On the bad side of giving
- You've got the people in a disaster that will just give a whole heap of inappropriate, poor quality stuff because they think the person who's lost everything will take anything.
- And then you've got the people who are just offloading their rubbish. Someone donated to Fiji after they had a cyclone in 2016 and donated container loads of expired cans of fish. Or after the Nepalese earthquake, someone left nine tons of high heel shoes on the end of the runway and blocked all aid for three days.
- So you've got well-meaning all the way through to thoughtless.
- That's when I went, hang on, even well-meaning needed donations can actually do financial harm. And I'm also noticing that when an area has been impacted by donations, if white goods come in there, but there's shops locally to do that, those shops can go broke. They've been financially impacted as well.
- Donations, even those requested through GIVIT, are actually going to do financial harm to these communities. So why don't we change it to the best practice and buy locally?
On the differences between running GIVIT and Recovere
- GIVIT was the hardest thing I've ever done. I just think of the 10 years I was CEO, I don't think I slept for seven. I was on a rocket. GIVIT was just growing so fast. I just didn't have any money because it's not a direct service provider. It's kind of like a charity for charities. And there was just no funding body for it.
- Recovere is a not-for-profit. And basically so far, I'm just doing it with ease. I'm not a hundred percent sure I'll succeed, but I know I've got 10 million conversations in me.
- You want to enable communities and charities and not-for-profits to request what they want in peacetime because then you've actually got lots of people requesting and then when a disaster comes in, they scale up.
- It is really designed to support communities to manage the chaos of donations that happens. It is widely known as the biggest headache in a disaster. So a community gets hit by a disaster, the emergency services go into the response phase of making sure that there's clean water, electricity and food and roads.
- With Recovere, as with GIVIT, community leaders could go, yes, we'll take that, but just register it on Recovere and so all of our community groups and local councils can see what's on offer. And we'll just do it without the chaos of warehousing.
- So every single time there is a disaster event, I just improve the models so that I can solve those problems. So I've done maybe 10 design-thinking workshops around those major problems. And then I've done many more ideation workshops to solve those problems.
- I just want to make sure the right people get the right things in the right way. And I also want to make sure that people like you and me could have an absolutely direct impact on a disaster event that's happening overseas. So, there's a flood in Bangladesh. I don't want you to post your microwave over there. I want you to just spend 50 dollars and buy one locally. You're literally buying one through the marketplace and you're going to receive the details of it being delivered. And it's a donation, which is great, but you're literally buying a microwave locally, which will be in their local language with the local cords on the end of it. So it works in their home and they have the warranty and the local business is doing well now.
On leaning into anxiety
- Anxiety for me is the biggest sign. I had an organisation that I worked with and every single time I opened up the email, I'd get anxiety. I could not work it out but I eventually realised what the actual issue was. It was with someone in the organisation. They made me feel crazy – lots of gaslighting.
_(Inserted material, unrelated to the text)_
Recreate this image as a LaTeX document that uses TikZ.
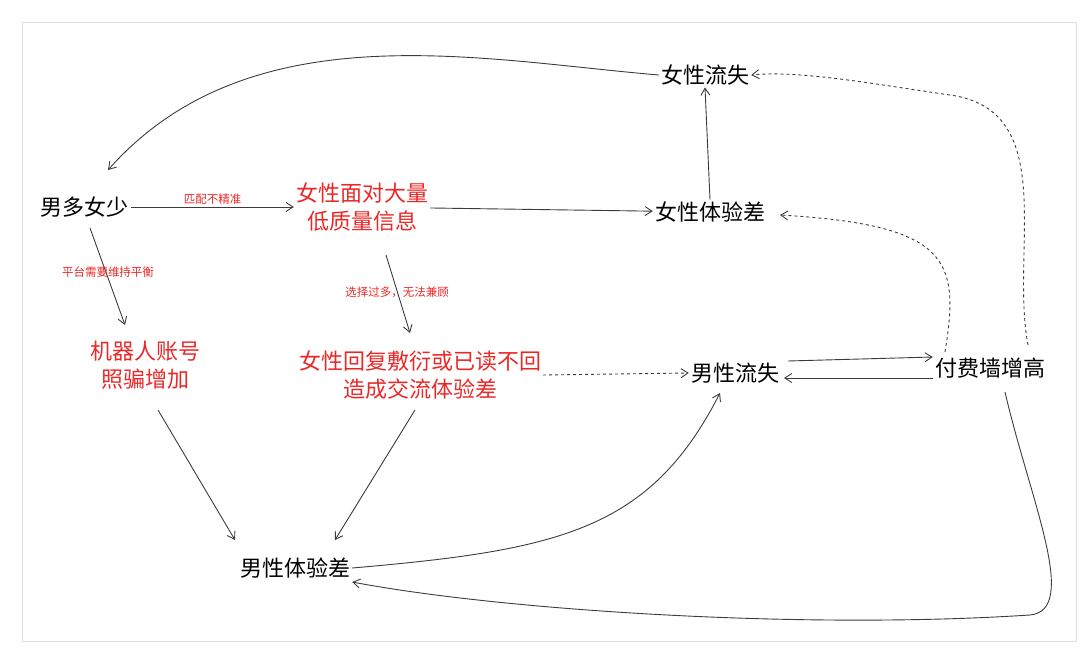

- Anyway, they left the organisation and my joy went to 12 out of 10. It was like that anxiety was telling me the whole time. Why didn't I listen?
- This sounds stupid, but I'm really loving anxiety at the moment because if I sort that out, I'll be even better.
Final message of wisdom and hope for future leaders
- When the universe and everyone in it says it's going to fail, don't ever, ever, ever give up if you know it's going to work. I heard a quote the other day: “When it's turbulent and it's horrible, but you're rising, it’s because you're doing something disruptive.”